C. Stephen Finley, who reminds us that John Wesley, one of the early promoters of Methodism, acted "as a conservative counterweight to the liberating influence of Rousseau," explains the relation between his evangelical convicton of corrupt human nature and his attitudes toward raising children:

Wesley believed that man was by his very nature a "mere atheist." Children were, foremost, afflicted by "natural atheism," an atheism chiefly inherent in their innate capacity to enjoy and to love nature. Thus, the "wise parent" was impelled to break their will because such will would lead them to two damning desires: the "desire of the flesh" and the "desire of the eyes." Children desired first to enjoy earthly happiness, to experience what gratified the outward senses, such as taste or touch. More inimical to their spiritual well-being was the complementary "desire of the eyes": the "propensity to seek happiness in what gratifies the internal sense, the imagination, either by things grand, or new, or beautiful." Both desires for Wesley were only incriminating evidence of a child's inclination to fatal error, that is, to be "a lover of the creature, instead of the Creator." Parents could only deepen and harden such error by ascribing "the works of creation to nature," or by praising the beauty of man or woman or the natural world.
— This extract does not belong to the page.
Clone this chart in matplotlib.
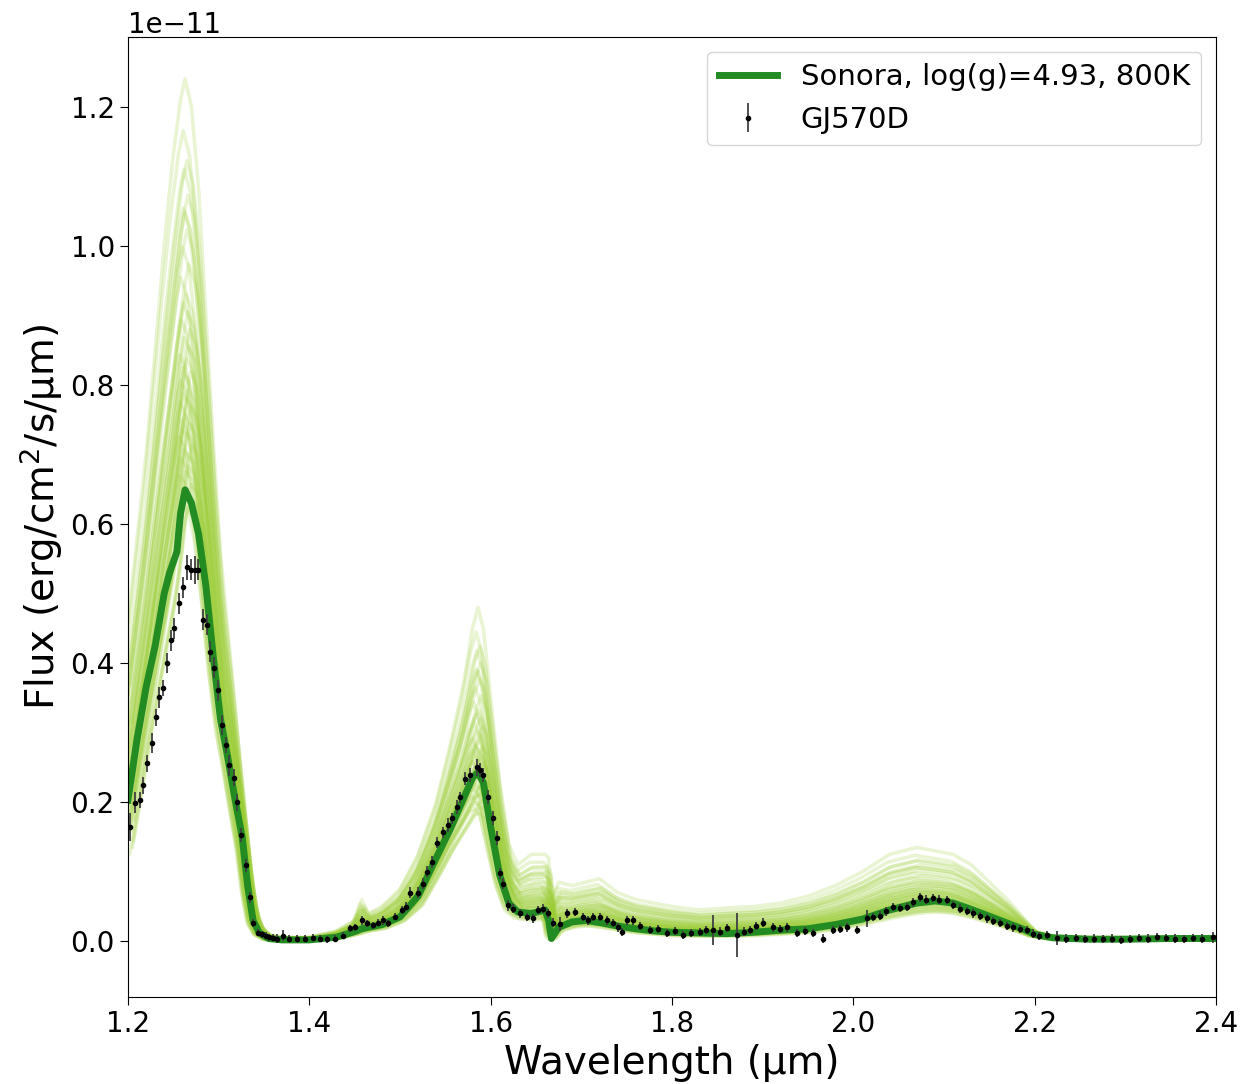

Hence children were to be brought up in extreme austerity of diet and dress and were to be taught repeatedly how they were "fallen spirits." Such instruction would help them to realize that they were "more ignorant, more foolish, and more wicked, than they could possibly conceive." From this method of education they would emerge with firmly held conviction that their natural propensities were akin on the one hand to "the devil" and on the other to "the beasts of the field." [80]

How does Finley's characterization of Wesleyan attitudes illuminate the childhoods of Jane Eyre and Pip? The Alice books?

References

Finley, C. Stephen. In Nature's Covenant: Figures of Landscape in Ruskin. University Park: Pennsylvania State UP, 1992.